Ceux qui n'avaient pas les moyens et que nous regardions de haut
Ceux qui prenaient en plein coeur l'injonction à aimer leur vie alors que leur vie est détestable
Ceux que nous avions oubliés et qui s'en sentaient moins humains 
Ceux qui nous enviaient d'avoir la légèreté des relations faciles, des conversations agréables
Ceux qui croyaient vraiment être malades alors qu'ils étaient juste différents
Ceux qui se sont forcés à nous croire et qui découvrent que nous avions tort
Ceux qui n'ont même pas envie de nous mépriser en retour en nous voyant nous débattre avec nos émotions contradictoires
Ceux qui avaient honte d'avoir peur, et honte d'avoir honte d'avoir peur
Ceux qui le savaient, que le monde était inégalitaire et cruel  
Ceux qui se découvrent légitimes du simple fait d'exister et que le silence soulage enfin
Ceux qui espèrent que le monde d'après ne sera pas aussi dur que le monde d'avant, mais qui entretiennent peu d'espoir
Ceux qui ont l'espérance chevillée au corps, sans savoir d'où elle vient

Nous avions oublié que nous étions fragiles et si dépendants de nos sécurités quotidiennes. 

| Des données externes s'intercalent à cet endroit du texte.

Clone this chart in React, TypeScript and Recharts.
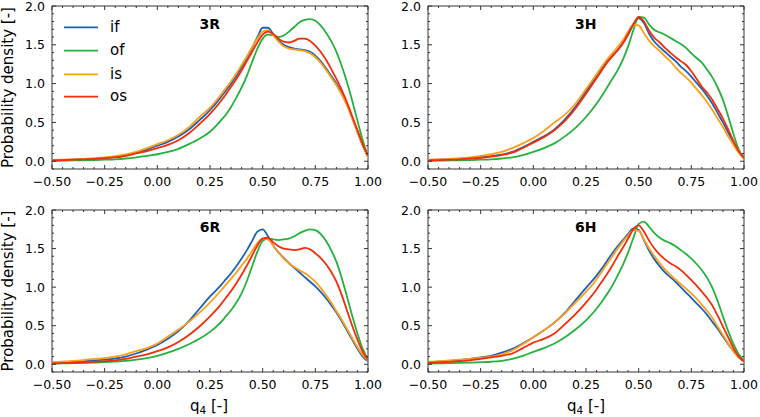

Ils savent, et luttent, et n'en font pas un titre de gloire. Ils ont même honte de leur colère et de leur tristesse qui nous semblent si illégitimes. 
Ils comprennent en ce moment que si nous trouvons normal de nous plaindre aujourd'hui, ça veut dire qu'ils en avaient le droit hier et qu'ils l'auront encore demain.
Par tous ceux-là, je comprends aujourd'hui pourquoi Jésus disait que c'était eux qui entreraient en premier dans le Royaume des Cieux, et que nous aurions tout intérêt à nous reconnaître en eux pour y entrer aussi, avant que le monde ne reprenne sa course folle et que nous ayons oublié.
Ne cessons pas d'échanger nos vidéos rigolotes, nous en avons besoin. Ne lâchons pas nos téléphones, ils sont une ligne de vie. Ne lâchons pas sur l'essentiel, qui est de se sentir vivant même au milieu de ce qui semble mort. Mais n'oublions pas - surtout n'oublions pas que notre exceptionnel d'aujourd'hui, c'est l'ordinaire de tous les jours pour beaucoup.